• [GIVEN REQUEST]: Pick out each line of the records in which the word "this" appears.

• [ITEMS]:
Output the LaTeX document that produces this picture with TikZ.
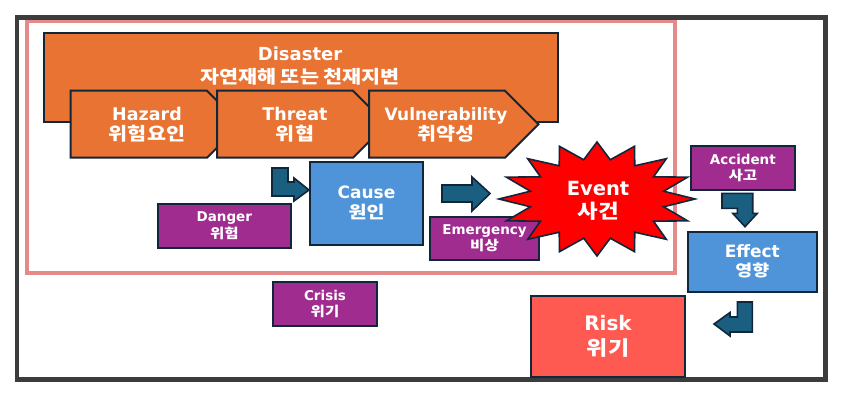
\documentclass[tikz,border=0pt]{standalone}
\usepackage{fontspec}
\setmainfont{DejaVu Sans}
\newfontfamily\kr{Noto Sans CJK KR}[FakeStretch=1.15]
\usetikzlibrary{shapes.geometric}
\definecolor{orng}{HTML}{E87333}
\definecolor{navy}{HTML}{10263A}
\definecolor{bluebox}{HTML}{4F94D8}
\definecolor{purp}{HTML}{A02C90}
\definecolor{teal}{HTML}{1A5E80}
\definecolor{riskred}{HTML}{FF5A52}
\definecolor{framegray}{HTML}{3C3C3C}
\definecolor{pinkframe}{HTML}{E48A8A}
\tikzset{
  box/.style={draw=navy, line width=2pt, rectangle, inner sep=0pt, text=white, align=center, font=\bfseries},
  pent/.style={draw=navy, line width=2pt, fill=orng, line join=miter},
  barrow/.style={draw=navy, line width=1.6pt, fill=teal, line join=miter},
  txt/.style={text=white, align=center, font=\bfseries, inner sep=0pt},
  smallbox/.style={box, fill=purp, font=\bfseries\fontsize{13.5}{16.5}\selectfont},
}
\begin{document}
\begin{tikzpicture}[x=1pt,y=-1pt]
\useasboundingbox (0,0) rectangle (850,396);
\fill[white] (0,0) rectangle (850,396);
% outer frame
\draw[framegray, line width=4.5pt] (17,17.5) rectangle (825.5,379.5);
% red frame
\draw[pinkframe, line width=3.5pt] (27,21.5) rectangle (675,273);
% Disaster
\node[box, fill=orng, minimum width=514, minimum height=89, anchor=north west] (disaster) at (43,32) {};
\node[txt, font=\bfseries\fontsize{18}{23}\selectfont] (disastertxt) at (300,66.5) {Disaster\\{\kr 자연재해 또는 천재지변}};
% pentagons
\draw[pent] (70.7,90.7) -- (207,90.7) -- (240.5,124.2) -- (207,157.7) -- (70.7,157.7) -- cycle;
\node[txt, font=\bfseries\fontsize{17.5}{20}\selectfont] (hazard) at (147,125) {Hazard\\{\kr\fontsize{18}{20}\selectfont 위험요인}};
\draw[pent] (217,90.7) -- (353,90.7) -- (386.5,124.2) -- (353,157.7) -- (217,157.7) -- cycle;
\node[txt, font=\bfseries\fontsize{17.5}{20}\selectfont] (threat) at (295,125) {Threat\\{\kr\fontsize{18}{20}\selectfont 위협}};
\draw[pent] (369,90.7) -- (505,90.7) -- (538.5,124.2) -- (505,157.7) -- (369,157.7) -- cycle;
\node[txt, font=\bfseries\fontsize{17}{20}\selectfont] (vuln) at (446,125) {Vulnerability\\{\kr\fontsize{18}{20}\selectfont 취약성}};
% Cause arrow
\draw[barrow] (272,168) -- (288,168) -- (288,182) -- (294,182) -- (294,178) -- (309,190) -- (294,201) -- (294,196) -- (272,196) -- cycle;
% Cause
\node[box, fill=bluebox, minimum width=113, minimum height=83, font=\bfseries\fontsize{17}{20}\selectfont] (cause) at (366.5,203.3) {Cause\\{\kr 원인}};
% Danger, Crisis
\node[smallbox, minimum width=133, minimum height=44] (danger) at (224.3,225.9) {Danger\\{\kr 위험}};
\node[smallbox, minimum width=104.5, minimum height=44] (crisis) at (325,303.8) {Crisis\\{\kr 위기}};
% Emergency
\node[smallbox, minimum width=109, minimum height=43.5] (emerg) at (484.5,238.4) {Emergency\\{\kr 비상}};
% Cause -> Event arrow
\draw[barrow] (442,185) -- (472,185) -- (472,177) -- (490,193.5) -- (472,211) -- (472,202) -- (442,202) -- cycle;
% Event star
\draw[draw=navy, line width=1.6pt, fill=red, line join=miter]
  plot[samples at={0,...,31}, variable=\i] ({597 + (98 - 30*mod(\i,2))*cos(90 + \i*11.25)}, {199 - (57 - 17*mod(\i,2))*sin(90 + \i*11.25)}) -- cycle;
\node[txt, font=\bfseries\fontsize{19.5}{23}\selectfont] (event) at (598,200.5) {Event\\{\kr 사건}};
% Accident
\node[smallbox, minimum width=104.5, minimum height=44.5] (accident) at (742.8,167.9) {Accident\\{\kr 사고}};
% Accident -> Effect arrow
\draw[barrow] (722,193.3) -- (752.7,193.3) -- (752.7,213.3) -- (757.3,213.3) -- (745,226.7) -- (732.7,213.3) -- (737.3,213.3) -- (737.3,208.3) -- (722,208.3) -- cycle;
% Effect
\node[box, fill=bluebox, minimum width=128.5, minimum height=60, font=\bfseries\fontsize{17}{19}\selectfont] (effect) at (752.3,261.7) {Effect\\{\kr\fontsize{16}{19}\selectfont 영향}};
% Effect -> Risk arrow
\draw[barrow] (737.3,302) -- (752.3,302) -- (752.3,332) -- (730,332) -- (730,336) -- (714,324) -- (730,312.5) -- (730,317) -- (737.3,317) -- cycle;
% Risk
\node[box, fill=riskred, minimum width=154, minimum height=80.5, font=\bfseries\fontsize{20}{25}\selectfont] (risk) at (608,336.3) {Risk\\{\kr 위기}};
\end{tikzpicture}
\end{document}
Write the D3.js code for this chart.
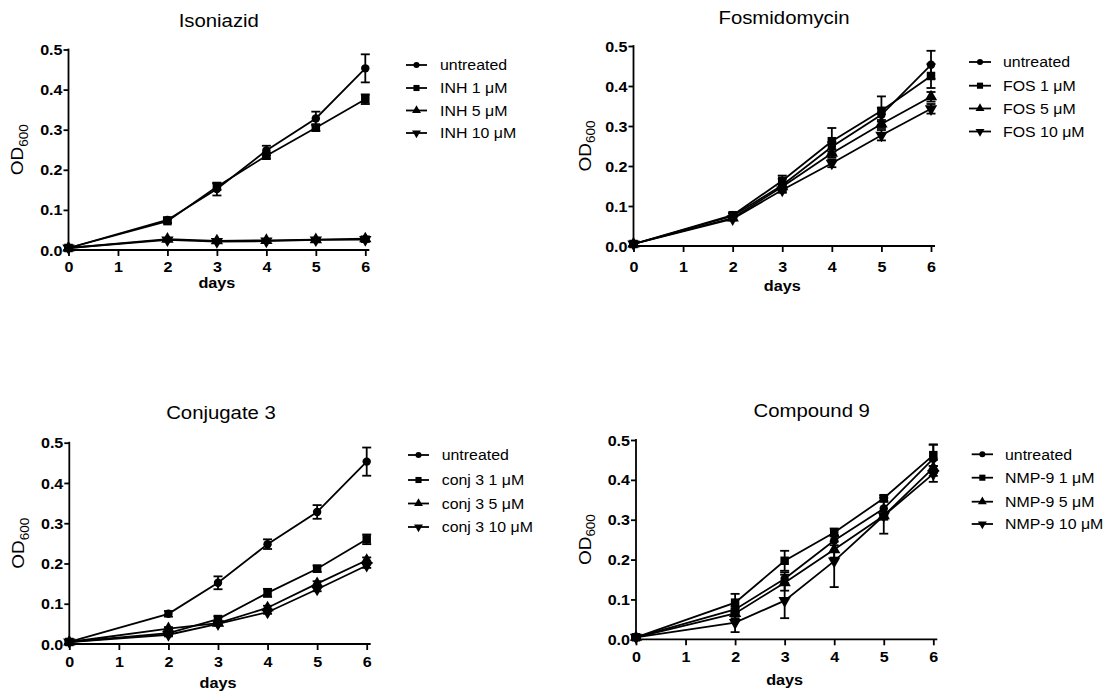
<!DOCTYPE html>
<html><head><meta charset="utf-8">
<script src="https://cdn.jsdelivr.net/npm/d3@7"></script>
<style>
body{margin:0;background:#fff}
svg{display:block}
text{font-family:"Liberation Sans",Arial,Helvetica,sans-serif;fill:#000}
</style>
</head><body>
<svg id="c" width="1113" height="693"></svg>
<script>
// ---------- data ----------
const days = [0, 2, 3, 4, 5, 6];
const xTicks = [0, 1, 2, 3, 4, 5, 6];
const yTicks = [0, 0.1, 0.2, 0.3, 0.4, 0.5];
const titles = ["Isoniazid", "Fosmidomycin", "Conjugate 3", "Compound 9"];
const xLabel = "days";

const untreated    = [0.005, 0.075, 0.152, 0.248, 0.328, 0.453];
const untreatedErr = [0.002, 0.007, 0.016, 0.012, 0.017, 0.035];

const inh1    = [0.005, 0.072, 0.158, 0.235, 0.305, 0.376];
const inh1Err = [0.002, 0.005, 0.008, 0.007, 0.008, 0.012];
const inh5    = [0.005, 0.027, 0.023, 0.024, 0.026, 0.028];
const inh5Err = [0.002, 0.003, 0.003, 0.003, 0.003, 0.006];
const inh10   = [0.005, 0.025, 0.021, 0.022, 0.025, 0.026];
const inh10Err= [0.002, 0.003, 0.003, 0.003, 0.003, 0.006];

const fos1    = [0.005, 0.077, 0.163, 0.262, 0.338, 0.425];
const fos1Err = [0.002, 0.005, 0.013, 0.033, 0.036, 0.030];
const fos5    = [0.005, 0.070, 0.148, 0.232, 0.305, 0.373];
const fos5Err = [0.002, 0.004, 0.008, 0.010, 0.010, 0.012];
const fos10   = [0.005, 0.068, 0.140, 0.207, 0.277, 0.343];
const fos10Err= [0.002, 0.004, 0.007, 0.010, 0.013, 0.012];

const conj1    = [0.005, 0.027, 0.062, 0.127, 0.187, 0.260];
const conj1Err = [0.002, 0.004, 0.007, 0.010, 0.008, 0.012];
const conj5    = [0.005, 0.038, 0.052, 0.090, 0.150, 0.208];
const conj5Err = [0.002, 0.004, 0.004, 0.005, 0.006, 0.007];
const conj10   = [0.005, 0.023, 0.050, 0.079, 0.136, 0.195];
const conj10Err= [0.002, 0.003, 0.004, 0.004, 0.005, 0.006];

const nmp1    = [0.005, 0.092, 0.197, 0.268, 0.354, 0.462];
const nmp1Err = [0.003, 0.022, 0.025, 0.010, 0.007, 0.027];
const nmp5    = [0.005, 0.065, 0.142, 0.225, 0.310, 0.430];
const nmp5Err = [0.002, 0.012, 0.020, 0.020, 0.010, 0.020];
const nmp10   = [0.005, 0.042, 0.097, 0.196, 0.310, 0.415];
const nmp10Err= [0.002, 0.024, 0.044, 0.065, 0.045, 0.020];

const legend1 = ["untreated", "INH 1 \u03bcM", "INH 5 \u03bcM", "INH 10 \u03bcM"];
const legend2 = ["untreated", "FOS 1 \u03bcM", "FOS 5 \u03bcM", "FOS 10 \u03bcM"];
const legend3 = ["untreated", "conj 3 1 \u03bcM", "conj 3 5 \u03bcM", "conj 3 10 \u03bcM"];
const legend4 = ["untreated", "NMP-9 1 \u03bcM", "NMP-9 5 \u03bcM", "NMP-9 10 \u03bcM"];

const markers = ["circle", "square", "triUp", "triDown"];

const panelSeries = [
  {vals:[untreated, inh1, inh5, inh10],   errs:[untreatedErr, inh1Err, inh5Err, inh10Err],   legend: legend1},
  {vals:[untreated, fos1, fos5, fos10],   errs:[untreatedErr, fos1Err, fos5Err, fos10Err],   legend: legend2},
  {vals:[untreated, conj1, conj5, conj10],errs:[untreatedErr, conj1Err, conj5Err, conj10Err],legend: legend3},
  {vals:[untreated, nmp1, nmp5, nmp10],   errs:[untreatedErr, nmp1Err, nmp5Err, nmp10Err],   legend: legend4}
];

// ---------- layout ----------
const layout = [
  {x0:68.5, x6:365.3, y0:250,   y5:49.5,  tx:218.8, ty:26.5,  tick:272, lab:287.5, odx:23,   lx1:406,   lx2:427, ltx:440,  rows:[65, 88, 110.5, 133]},
  {x0:633.5,x6:931,   y0:246,   y5:46,    tx:784,   ty:24,    tick:272, lab:291,   odx:590.5,lx1:969,   lx2:991, ltx:1003, rows:[62, 85.7, 108.5, 131.5]},
  {x0:69.3, x6:366.7, y0:644,   y5:442.7, tx:221,   ty:419,   tick:667, lab:687.5, odx:24,   lx1:408,   lx2:429, ltx:441.7,rows:[455, 480, 503.5, 527]},
  {x0:636,  x6:933.3, y0:639.3, y5:440,   tx:811.7, ty:416.7, tick:662, lab:684.5, odx:590.5,lx1:971.7, lx2:993, ltx:1005, rows:[454.3, 477.7, 501.7, 524]}
];

const svg = d3.select("#c");
const SW = 1.8;

function txt(parent, x, y, str, o) {
  const g = parent.append("g").attr("transform", `translate(${x},${y}) rotate(${o.rot || 0})`);
  return g.append("text")
    .attr("transform", `scale(${o.sx || 1},1)`)
    .attr("text-anchor", o.anchor || "start")
    .style("font-size", o.size + "px")
    .style("font-weight", o.weight || "normal")
    .text(str);
}

function symPath(type, big) {
  const s = big ? 1 : 0.72;
  if (type === "circle") return d3.symbol(d3.symbolCircle, 56 * s * s)();
  if (type === "square") return d3.symbol(d3.symbolSquare, 72 * s * s)();
  return d3.symbol(d3.symbolTriangle, 66 * s * s)();
}

layout.forEach((L, pi) => {
  const P = panelSeries[pi];
  const x = d3.scaleLinear().domain([0, 6]).range([L.x0, L.x6]);
  const y = d3.scaleLinear().domain([0, 0.5]).range([L.y0, L.y5]);
  const g = svg.append("g");
  const tsx = 1.15;

  // y axis
  const ya = g.append("g").attr("transform", `translate(${L.x0},0)`)
    .call(d3.axisLeft(y).tickValues(yTicks).tickFormat(d3.format(".1f")).tickSize(5).tickSizeOuter(0).tickPadding(1));
  ya.select(".domain").remove();
  ya.selectAll(".tick line").attr("stroke", "#000").attr("stroke-width", SW);
  ya.selectAll(".tick text")
    .attr("x", -6 / tsx).attr("dy", "0.36em")
    .attr("transform", `scale(${tsx},1)`)
    .style("font-size", "14px").style("font-weight", "bold").style("font-family", null);
  g.append("line").attr("x1", x(0)).attr("x2", x(0)).attr("y1", y(0.5) - 0.9).attr("y2", y(0))
    .attr("stroke", "#000").attr("stroke-width", SW);

  // x axis
  const xa = g.append("g").attr("transform", `translate(0,${L.y0})`)
    .call(d3.axisBottom(x).tickValues(xTicks).tickFormat(d3.format("d")).tickSize(6).tickSizeOuter(0));
  xa.select(".domain").remove();
  xa.selectAll(".tick line").attr("stroke", "#000").attr("stroke-width", SW);
  xa.selectAll(".tick text")
    .attr("x", 0).attr("y", L.tick - L.y0).attr("dy", 0)
    .attr("transform", `scale(${tsx},1)`)
    .style("font-size", "14px").style("font-weight", "bold").style("font-family", null);
  g.append("line").attr("x1", x(0) - 5).attr("x2", x(6) + 4).attr("y1", y(0)).attr("y2", y(0))
    .attr("stroke", "#000").attr("stroke-width", SW);

  // title & labels
  txt(g, L.tx, L.ty, titles[pi], {size: 18.5, anchor: "middle", sx: 1.1});
  txt(g, (L.x0 + L.x6) / 2, L.lab, xLabel, {size: 14.5, weight: "bold", anchor: "middle", sx: 1.12});
  const od = txt(g, L.odx, (L.y0 + L.y5) / 2, "", {size: 17, anchor: "middle", sx: 1.12, rot: -90});
  od.append("tspan").text("OD");
  od.append("tspan").attr("dy", 4.5).style("font-size", "12px").text("600");

  // series
  const line = d3.line().x((d, i) => x(days[i])).y(d => y(d));
  P.vals.forEach((vals, si) => {
    const errs = P.errs[si];
    const sg = g.append("g");
    sg.append("path").attr("d", line(vals)).attr("fill", "none").attr("stroke", "#000").attr("stroke-width", SW);
    vals.forEach((v, i) => {
      const cx = x(days[i]);
      const e = errs[i];
      sg.append("line").attr("x1", cx).attr("x2", cx).attr("y1", y(v - e)).attr("y2", y(v + e))
        .attr("stroke", "#000").attr("stroke-width", SW);
      [v - e, v + e].forEach(ev => sg.append("line").attr("x1", cx - 4.5).attr("x2", cx + 4.5)
        .attr("y1", y(ev)).attr("y2", y(ev)).attr("stroke", "#000").attr("stroke-width", SW));
      sg.append("path").attr("d", symPath(markers[si], true))
        .attr("transform", `translate(${cx},${y(v)})` + (markers[si] === "triDown" ? " rotate(180)" : ""))
        .attr("fill", "#000");
    });
  });

  // legend
  P.legend.forEach((lab, si) => {
    const ry = L.rows[si];
    g.append("line").attr("x1", L.lx1).attr("x2", L.lx2).attr("y1", ry).attr("y2", ry)
      .attr("stroke", "#000").attr("stroke-width", SW);
    g.append("path").attr("d", symPath(markers[si], false))
      .attr("transform", `translate(${(L.lx1 + L.lx2) / 2},${ry})` + (markers[si] === "triDown" ? " rotate(180)" : ""))
      .attr("fill", "#000");
    txt(g, L.ltx, ry + 5.3, lab, {size: 15, sx: 1.06});
  });
});
</script>
</body></html>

• [PROBLEM SOLUTION]:
Output the LaTeX document that produces this picture with TikZ.
Write the D3.js code for this chart.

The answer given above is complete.